Can you output, word for word, the lines between the one holding "Rebuild this chart" and the one holding "import * as", inclusive, leaving out any pictures?

◆ **Material for this exercise**
***

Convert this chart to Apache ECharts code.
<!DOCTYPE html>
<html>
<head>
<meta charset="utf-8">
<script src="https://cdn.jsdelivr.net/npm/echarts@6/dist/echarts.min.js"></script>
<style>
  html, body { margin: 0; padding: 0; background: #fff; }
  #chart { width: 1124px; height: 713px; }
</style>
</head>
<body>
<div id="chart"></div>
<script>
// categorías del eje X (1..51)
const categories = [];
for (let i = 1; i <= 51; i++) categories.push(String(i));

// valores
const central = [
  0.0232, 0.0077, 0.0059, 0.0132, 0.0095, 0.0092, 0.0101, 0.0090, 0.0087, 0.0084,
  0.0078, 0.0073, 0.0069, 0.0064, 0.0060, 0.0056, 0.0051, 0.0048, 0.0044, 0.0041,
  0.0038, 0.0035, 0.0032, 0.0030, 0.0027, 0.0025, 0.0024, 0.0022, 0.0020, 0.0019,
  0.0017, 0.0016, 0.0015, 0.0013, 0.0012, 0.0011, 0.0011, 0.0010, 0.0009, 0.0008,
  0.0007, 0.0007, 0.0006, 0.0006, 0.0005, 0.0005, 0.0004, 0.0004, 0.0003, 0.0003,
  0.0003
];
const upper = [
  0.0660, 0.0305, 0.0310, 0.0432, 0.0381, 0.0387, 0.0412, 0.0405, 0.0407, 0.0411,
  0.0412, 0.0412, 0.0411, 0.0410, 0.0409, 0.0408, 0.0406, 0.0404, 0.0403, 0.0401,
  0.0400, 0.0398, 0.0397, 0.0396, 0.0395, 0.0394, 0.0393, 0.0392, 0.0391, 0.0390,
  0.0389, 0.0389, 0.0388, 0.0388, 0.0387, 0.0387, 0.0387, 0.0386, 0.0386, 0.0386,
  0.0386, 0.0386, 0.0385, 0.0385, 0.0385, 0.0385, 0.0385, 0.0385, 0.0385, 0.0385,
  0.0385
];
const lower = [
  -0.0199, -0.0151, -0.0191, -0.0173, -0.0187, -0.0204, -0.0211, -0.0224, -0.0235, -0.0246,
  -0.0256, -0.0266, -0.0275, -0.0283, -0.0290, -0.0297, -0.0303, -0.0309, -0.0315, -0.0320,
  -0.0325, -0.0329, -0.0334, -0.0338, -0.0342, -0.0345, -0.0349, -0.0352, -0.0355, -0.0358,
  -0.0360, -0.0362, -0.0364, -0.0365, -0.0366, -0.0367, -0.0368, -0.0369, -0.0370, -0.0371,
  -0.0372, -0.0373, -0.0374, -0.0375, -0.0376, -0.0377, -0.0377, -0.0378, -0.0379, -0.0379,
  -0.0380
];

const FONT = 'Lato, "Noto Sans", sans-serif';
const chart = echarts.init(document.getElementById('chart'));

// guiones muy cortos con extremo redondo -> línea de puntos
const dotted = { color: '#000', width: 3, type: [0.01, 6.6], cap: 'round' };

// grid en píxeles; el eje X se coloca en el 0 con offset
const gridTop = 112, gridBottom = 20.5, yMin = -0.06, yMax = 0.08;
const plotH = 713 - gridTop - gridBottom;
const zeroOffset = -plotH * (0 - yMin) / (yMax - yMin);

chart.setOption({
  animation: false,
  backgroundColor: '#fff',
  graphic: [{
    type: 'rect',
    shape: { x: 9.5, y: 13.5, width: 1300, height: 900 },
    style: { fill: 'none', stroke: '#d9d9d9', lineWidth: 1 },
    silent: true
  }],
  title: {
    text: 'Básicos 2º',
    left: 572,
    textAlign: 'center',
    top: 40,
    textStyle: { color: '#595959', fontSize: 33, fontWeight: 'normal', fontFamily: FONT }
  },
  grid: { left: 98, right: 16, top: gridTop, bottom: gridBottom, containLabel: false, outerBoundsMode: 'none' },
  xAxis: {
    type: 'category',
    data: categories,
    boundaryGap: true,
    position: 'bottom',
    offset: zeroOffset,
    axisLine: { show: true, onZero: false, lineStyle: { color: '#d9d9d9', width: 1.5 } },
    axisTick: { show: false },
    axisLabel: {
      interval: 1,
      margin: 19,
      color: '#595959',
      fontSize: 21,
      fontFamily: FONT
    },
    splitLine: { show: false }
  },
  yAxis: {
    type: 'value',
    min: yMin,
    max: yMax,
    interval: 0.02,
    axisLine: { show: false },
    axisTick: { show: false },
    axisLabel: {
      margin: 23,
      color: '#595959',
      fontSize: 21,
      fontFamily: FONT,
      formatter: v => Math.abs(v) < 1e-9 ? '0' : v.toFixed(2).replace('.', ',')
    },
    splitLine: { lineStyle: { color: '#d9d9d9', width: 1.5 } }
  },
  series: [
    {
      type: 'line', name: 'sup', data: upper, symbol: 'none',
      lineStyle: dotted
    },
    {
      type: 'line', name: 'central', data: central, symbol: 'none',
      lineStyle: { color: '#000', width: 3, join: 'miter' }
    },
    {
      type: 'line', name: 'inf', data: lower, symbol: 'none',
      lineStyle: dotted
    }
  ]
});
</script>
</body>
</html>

***

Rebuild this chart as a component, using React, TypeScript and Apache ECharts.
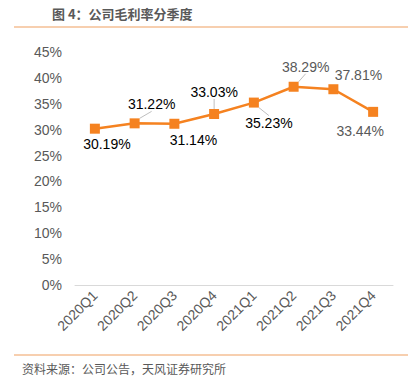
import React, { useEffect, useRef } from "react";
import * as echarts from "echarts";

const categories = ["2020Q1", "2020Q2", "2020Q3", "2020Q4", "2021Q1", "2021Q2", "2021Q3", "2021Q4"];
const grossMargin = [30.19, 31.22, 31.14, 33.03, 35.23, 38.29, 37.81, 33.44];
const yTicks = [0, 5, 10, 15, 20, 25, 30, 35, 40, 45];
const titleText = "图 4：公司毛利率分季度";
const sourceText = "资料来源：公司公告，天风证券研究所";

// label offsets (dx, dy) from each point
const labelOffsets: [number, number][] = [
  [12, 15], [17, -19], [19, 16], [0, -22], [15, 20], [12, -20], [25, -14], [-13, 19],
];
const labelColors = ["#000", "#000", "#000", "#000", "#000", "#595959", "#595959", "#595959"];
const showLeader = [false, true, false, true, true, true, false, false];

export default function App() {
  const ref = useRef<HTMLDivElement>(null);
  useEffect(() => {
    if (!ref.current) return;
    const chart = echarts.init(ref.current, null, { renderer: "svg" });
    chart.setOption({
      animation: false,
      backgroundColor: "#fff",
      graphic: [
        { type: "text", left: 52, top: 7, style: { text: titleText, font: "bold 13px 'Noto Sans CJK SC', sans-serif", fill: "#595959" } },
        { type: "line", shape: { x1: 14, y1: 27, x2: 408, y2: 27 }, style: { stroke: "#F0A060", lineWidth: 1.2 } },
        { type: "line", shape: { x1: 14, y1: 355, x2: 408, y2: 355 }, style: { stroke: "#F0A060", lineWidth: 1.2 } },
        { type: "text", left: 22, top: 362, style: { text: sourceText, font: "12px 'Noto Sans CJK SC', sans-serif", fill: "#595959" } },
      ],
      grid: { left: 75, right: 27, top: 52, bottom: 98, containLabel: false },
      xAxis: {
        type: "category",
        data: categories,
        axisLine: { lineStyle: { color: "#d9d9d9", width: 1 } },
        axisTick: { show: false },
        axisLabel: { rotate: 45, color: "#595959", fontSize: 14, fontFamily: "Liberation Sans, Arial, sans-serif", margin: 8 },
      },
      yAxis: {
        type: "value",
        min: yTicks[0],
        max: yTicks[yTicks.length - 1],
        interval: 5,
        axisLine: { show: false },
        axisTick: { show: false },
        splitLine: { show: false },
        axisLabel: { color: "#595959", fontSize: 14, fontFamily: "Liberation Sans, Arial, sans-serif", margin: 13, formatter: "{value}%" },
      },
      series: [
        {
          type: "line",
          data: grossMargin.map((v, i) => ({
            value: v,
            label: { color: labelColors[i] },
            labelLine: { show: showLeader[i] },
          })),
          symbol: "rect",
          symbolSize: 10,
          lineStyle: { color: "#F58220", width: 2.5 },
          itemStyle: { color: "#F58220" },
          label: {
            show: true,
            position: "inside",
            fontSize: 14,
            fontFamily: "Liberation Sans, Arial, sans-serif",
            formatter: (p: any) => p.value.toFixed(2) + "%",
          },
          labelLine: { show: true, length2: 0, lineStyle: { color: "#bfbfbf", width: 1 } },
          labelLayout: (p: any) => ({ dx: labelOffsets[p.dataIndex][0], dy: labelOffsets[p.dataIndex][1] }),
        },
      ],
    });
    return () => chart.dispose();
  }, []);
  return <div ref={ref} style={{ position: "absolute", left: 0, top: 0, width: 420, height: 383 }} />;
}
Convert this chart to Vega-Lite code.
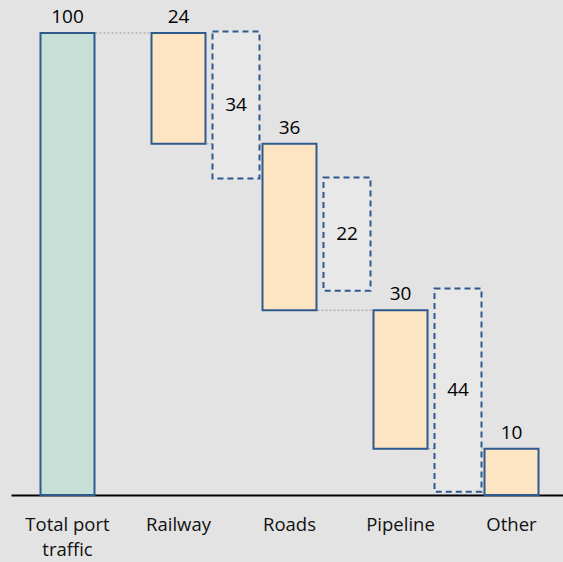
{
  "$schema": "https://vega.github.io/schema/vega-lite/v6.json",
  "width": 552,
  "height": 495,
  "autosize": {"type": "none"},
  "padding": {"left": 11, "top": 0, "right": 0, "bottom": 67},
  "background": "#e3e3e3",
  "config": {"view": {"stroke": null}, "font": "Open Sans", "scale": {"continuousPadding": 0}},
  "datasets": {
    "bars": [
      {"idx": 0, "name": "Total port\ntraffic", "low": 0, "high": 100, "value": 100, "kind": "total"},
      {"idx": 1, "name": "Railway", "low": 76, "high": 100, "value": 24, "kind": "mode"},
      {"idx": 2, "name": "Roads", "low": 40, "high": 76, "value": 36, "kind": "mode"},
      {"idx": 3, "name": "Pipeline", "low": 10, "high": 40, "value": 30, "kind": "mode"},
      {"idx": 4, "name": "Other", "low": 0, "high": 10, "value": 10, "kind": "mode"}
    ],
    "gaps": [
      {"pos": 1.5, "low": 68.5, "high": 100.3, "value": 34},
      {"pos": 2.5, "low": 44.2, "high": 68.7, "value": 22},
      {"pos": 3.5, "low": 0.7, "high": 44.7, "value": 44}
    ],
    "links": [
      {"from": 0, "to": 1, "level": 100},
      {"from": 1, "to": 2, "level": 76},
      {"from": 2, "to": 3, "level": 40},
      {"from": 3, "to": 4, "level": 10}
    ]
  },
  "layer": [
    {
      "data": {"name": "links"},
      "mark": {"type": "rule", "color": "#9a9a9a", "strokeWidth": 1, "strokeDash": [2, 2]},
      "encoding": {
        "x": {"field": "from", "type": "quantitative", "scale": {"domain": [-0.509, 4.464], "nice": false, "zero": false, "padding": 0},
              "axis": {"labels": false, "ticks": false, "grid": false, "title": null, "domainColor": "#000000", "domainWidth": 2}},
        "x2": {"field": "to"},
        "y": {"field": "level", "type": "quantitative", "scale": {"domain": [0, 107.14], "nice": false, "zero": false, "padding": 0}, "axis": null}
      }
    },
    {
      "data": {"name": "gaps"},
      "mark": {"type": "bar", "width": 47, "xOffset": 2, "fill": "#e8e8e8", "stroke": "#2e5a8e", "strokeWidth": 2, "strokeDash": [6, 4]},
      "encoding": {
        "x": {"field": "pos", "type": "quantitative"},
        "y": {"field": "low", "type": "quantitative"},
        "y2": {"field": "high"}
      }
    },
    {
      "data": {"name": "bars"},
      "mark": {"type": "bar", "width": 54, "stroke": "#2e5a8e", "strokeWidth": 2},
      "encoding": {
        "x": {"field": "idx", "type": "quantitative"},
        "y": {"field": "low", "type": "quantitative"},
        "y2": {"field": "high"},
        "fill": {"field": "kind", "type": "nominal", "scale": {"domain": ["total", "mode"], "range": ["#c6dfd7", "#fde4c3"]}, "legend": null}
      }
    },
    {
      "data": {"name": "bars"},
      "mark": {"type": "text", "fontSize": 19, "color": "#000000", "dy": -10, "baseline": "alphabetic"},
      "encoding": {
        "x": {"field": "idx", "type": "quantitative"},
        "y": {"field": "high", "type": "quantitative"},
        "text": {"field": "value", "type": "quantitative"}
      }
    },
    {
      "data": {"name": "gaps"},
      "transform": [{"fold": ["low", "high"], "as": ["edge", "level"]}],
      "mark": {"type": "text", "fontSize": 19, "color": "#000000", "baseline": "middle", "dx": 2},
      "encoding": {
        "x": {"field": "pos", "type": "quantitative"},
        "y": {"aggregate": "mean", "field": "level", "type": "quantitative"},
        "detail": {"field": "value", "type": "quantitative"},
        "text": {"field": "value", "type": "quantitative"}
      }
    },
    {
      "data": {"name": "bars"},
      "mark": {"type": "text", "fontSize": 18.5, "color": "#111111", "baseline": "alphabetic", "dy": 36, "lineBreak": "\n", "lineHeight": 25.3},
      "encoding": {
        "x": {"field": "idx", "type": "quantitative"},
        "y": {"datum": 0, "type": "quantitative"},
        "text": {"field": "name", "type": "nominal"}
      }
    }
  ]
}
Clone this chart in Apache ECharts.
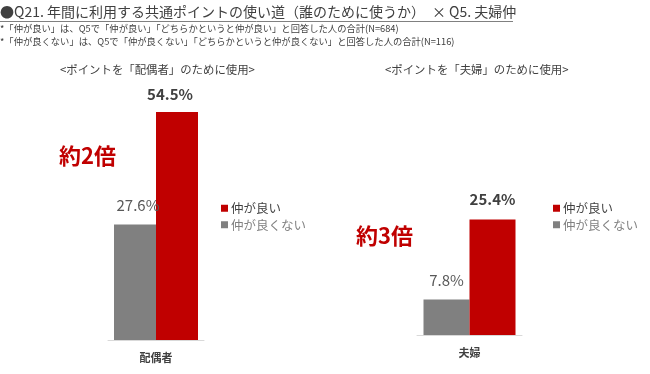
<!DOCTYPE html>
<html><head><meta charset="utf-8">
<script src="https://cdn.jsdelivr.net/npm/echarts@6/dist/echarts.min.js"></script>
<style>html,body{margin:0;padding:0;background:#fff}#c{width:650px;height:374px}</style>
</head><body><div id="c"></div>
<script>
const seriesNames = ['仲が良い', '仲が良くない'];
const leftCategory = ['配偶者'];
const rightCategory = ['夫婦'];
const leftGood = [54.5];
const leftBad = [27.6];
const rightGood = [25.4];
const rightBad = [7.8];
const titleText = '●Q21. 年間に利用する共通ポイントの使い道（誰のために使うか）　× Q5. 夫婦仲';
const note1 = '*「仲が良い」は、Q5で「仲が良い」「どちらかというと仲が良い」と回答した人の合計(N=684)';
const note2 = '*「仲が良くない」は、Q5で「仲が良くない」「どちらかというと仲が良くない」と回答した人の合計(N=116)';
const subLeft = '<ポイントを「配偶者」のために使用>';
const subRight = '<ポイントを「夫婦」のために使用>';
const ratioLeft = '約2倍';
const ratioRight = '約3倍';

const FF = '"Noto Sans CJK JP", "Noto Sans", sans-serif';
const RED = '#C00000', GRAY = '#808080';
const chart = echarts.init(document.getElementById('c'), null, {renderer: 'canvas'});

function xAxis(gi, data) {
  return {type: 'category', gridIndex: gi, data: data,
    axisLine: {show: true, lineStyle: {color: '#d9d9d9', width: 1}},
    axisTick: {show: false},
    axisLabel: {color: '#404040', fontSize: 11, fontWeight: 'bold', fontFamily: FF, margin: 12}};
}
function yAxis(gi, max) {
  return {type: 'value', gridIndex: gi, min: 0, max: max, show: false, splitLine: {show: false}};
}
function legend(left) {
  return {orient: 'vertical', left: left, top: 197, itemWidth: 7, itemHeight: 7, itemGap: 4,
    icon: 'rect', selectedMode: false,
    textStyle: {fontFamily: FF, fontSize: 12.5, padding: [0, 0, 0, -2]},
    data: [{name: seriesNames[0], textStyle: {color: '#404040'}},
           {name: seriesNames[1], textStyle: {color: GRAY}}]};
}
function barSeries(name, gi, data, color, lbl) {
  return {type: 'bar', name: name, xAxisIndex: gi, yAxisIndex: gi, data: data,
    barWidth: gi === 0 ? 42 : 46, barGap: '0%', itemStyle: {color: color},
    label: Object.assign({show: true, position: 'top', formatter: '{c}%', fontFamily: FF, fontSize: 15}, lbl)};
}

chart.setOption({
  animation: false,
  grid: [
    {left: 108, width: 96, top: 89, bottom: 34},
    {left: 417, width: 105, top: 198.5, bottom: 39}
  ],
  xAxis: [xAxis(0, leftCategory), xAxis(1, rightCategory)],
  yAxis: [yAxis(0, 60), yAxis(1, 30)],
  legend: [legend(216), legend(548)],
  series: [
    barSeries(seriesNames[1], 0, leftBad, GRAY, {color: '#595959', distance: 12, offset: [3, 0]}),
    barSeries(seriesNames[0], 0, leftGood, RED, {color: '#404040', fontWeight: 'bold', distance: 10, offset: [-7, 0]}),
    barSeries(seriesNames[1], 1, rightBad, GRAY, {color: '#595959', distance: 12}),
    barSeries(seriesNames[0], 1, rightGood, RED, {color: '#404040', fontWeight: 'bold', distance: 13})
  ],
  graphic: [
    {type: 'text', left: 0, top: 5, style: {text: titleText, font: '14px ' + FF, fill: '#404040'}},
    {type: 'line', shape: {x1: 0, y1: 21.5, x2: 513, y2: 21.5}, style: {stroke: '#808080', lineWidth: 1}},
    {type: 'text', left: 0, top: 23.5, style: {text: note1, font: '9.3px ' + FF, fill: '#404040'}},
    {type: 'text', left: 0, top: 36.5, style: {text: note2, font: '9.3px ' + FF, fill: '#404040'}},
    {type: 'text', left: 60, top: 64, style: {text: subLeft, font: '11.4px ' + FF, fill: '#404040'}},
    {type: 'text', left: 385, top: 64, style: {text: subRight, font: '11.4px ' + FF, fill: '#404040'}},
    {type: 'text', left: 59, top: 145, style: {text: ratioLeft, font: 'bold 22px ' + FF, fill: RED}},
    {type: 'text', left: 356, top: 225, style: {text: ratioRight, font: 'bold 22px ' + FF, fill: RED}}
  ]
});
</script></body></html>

***

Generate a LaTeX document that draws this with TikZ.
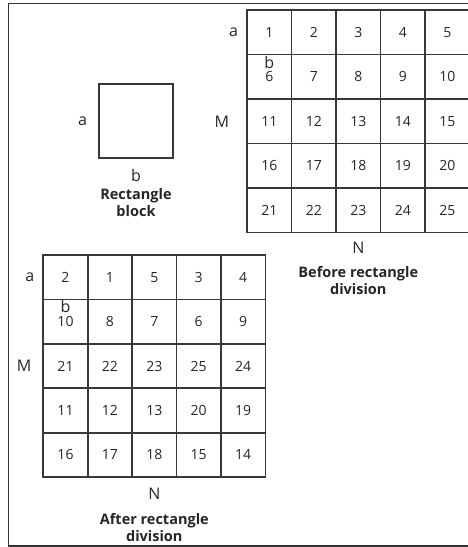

***

◆ **The result**
Rebuild this chart as a component, using React, TypeScript and Apache ECharts.
import React, { useEffect, useRef } from "react";
import * as echarts from "echarts";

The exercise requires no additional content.